Around 1,000 OCC staff members departed or at least applied for a voluntary buyout following several rounds of offers in recent months, people familiar with the matter previously told Bloomberg Law. The agency had the flexibility to reject applications from people working in mission-critical areas.
It’s believed that experienced OCC workers were more likely than their younger colleagues to apply for buyouts, which poses its own risk, Olesiuk said.
“The fact is they just do not have the experience that some of the people who left have,” she said.
To compensate for the smaller workforce, the OCC will likely have to be creative in allocating resources, Alt said. That includes having the agency’s Office of Financial Technology and “novel activities” experts back up both the licensing and examination teams.
The OCC under Gould is also likely to apply extra scrutiny to stablecoin and other novel license applicants and focus supervisory resources on them, to ensure a newly licensed firm doesn’t blow up, Alt said.
“He will be very careful in connection with licensing,” she said. “It’s not just going to be a rubber stamp by any means.”
Rubber Stamp
But the “rubber stamp” issue looms large over new charter applications.
The cryptocurrency industry is expecting results beyond even the “GENIUS Act” after throwing money behind the president’s 2024 election campaign.

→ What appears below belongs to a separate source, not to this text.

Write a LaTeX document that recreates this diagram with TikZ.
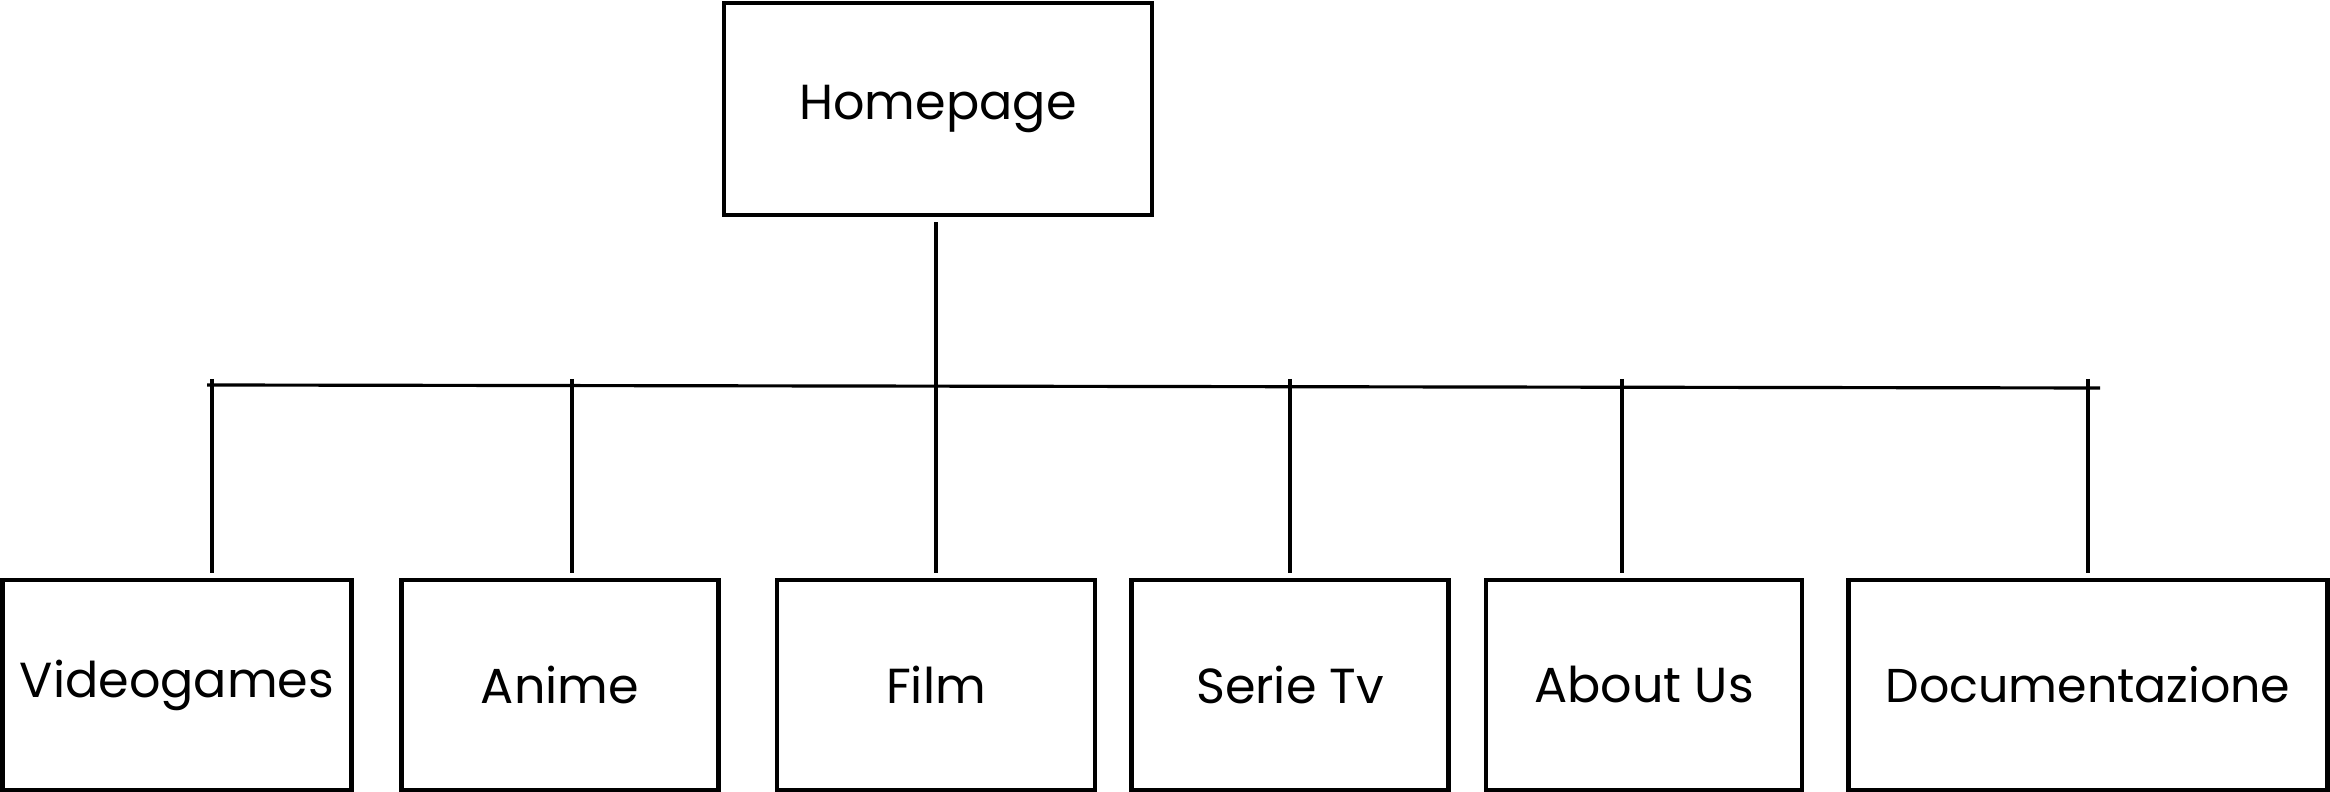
\documentclass[tikz,border=0pt]{standalone}
\usepackage{fontspec}
\setmainfont{Poppins}
\usepackage{tikz}

\tikzset{
  page/.style={draw, line width=1.2pt, minimum height=210*0.01cm, inner sep=0pt, font=\fontsize{14}{16}\selectfont},
  link/.style={line width=0.9pt}
}

\begin{document}
\begin{tikzpicture}[x=0.01cm,y=-0.01cm]
\useasboundingbox (0,0) rectangle (2330,792);

\node[page, minimum width=428*0.01cm, minimum height=212*0.01cm] (home) at (938,109) {Homepage};

\node[page, minimum width=349*0.01cm] (vg) at (177,685) {Videogames};
\node[page, minimum width=317*0.01cm] (an) at (560,685) {Anime};
\node[page, minimum width=318*0.01cm] (fi) at (936,685) {Film};
\node[page, minimum width=317*0.01cm] (st) at (1290,685) {Serie Tv};
\node[page, minimum width=316*0.01cm] (au) at (1644,685) {About Us};
\node[page, minimum width=479*0.01cm] (doc) at (2088,685) {\fontsize{13.5}{16}\selectfont Documentazione};

\coordinate (busL) at (207,385);
\coordinate (busR) at (2100,388);
\draw[link] (busL) -- (busR);

\draw[link, shorten <=1.5pt, shorten >=1.5pt] (home.south -| fi.north) -- (fi.north);

\foreach \n/\x in {vg/212, an/572, st/1290, au/1622, doc/2088}{
  \coordinate (t\n) at (\x,379);
  \draw[link, shorten >=1.5pt] (t\n) -- (t\n |- \n.north);
}

\end{tikzpicture}
\end{document}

Trump for his part has profited from forays into the cryptocurrency industry, and his sons Donald Jr. and Eric are backing their own stablecoin operation.
The OCC, following pressure from GOP lawmakers and industry groups, announced earlier this year it would no longer monitor banks for risks stemming from crypto and other clients viewed as controversial in previous administrations.
Even if the OCC is careful in how it reviews applications from stablecoin companies and supervises them once a charter is granted, the agency will have a hard time shaking skepticism around those reviews.
“From a political standpoint, it’s very clear that every crypto company that wants a trust charter is going to get one,” Baker said.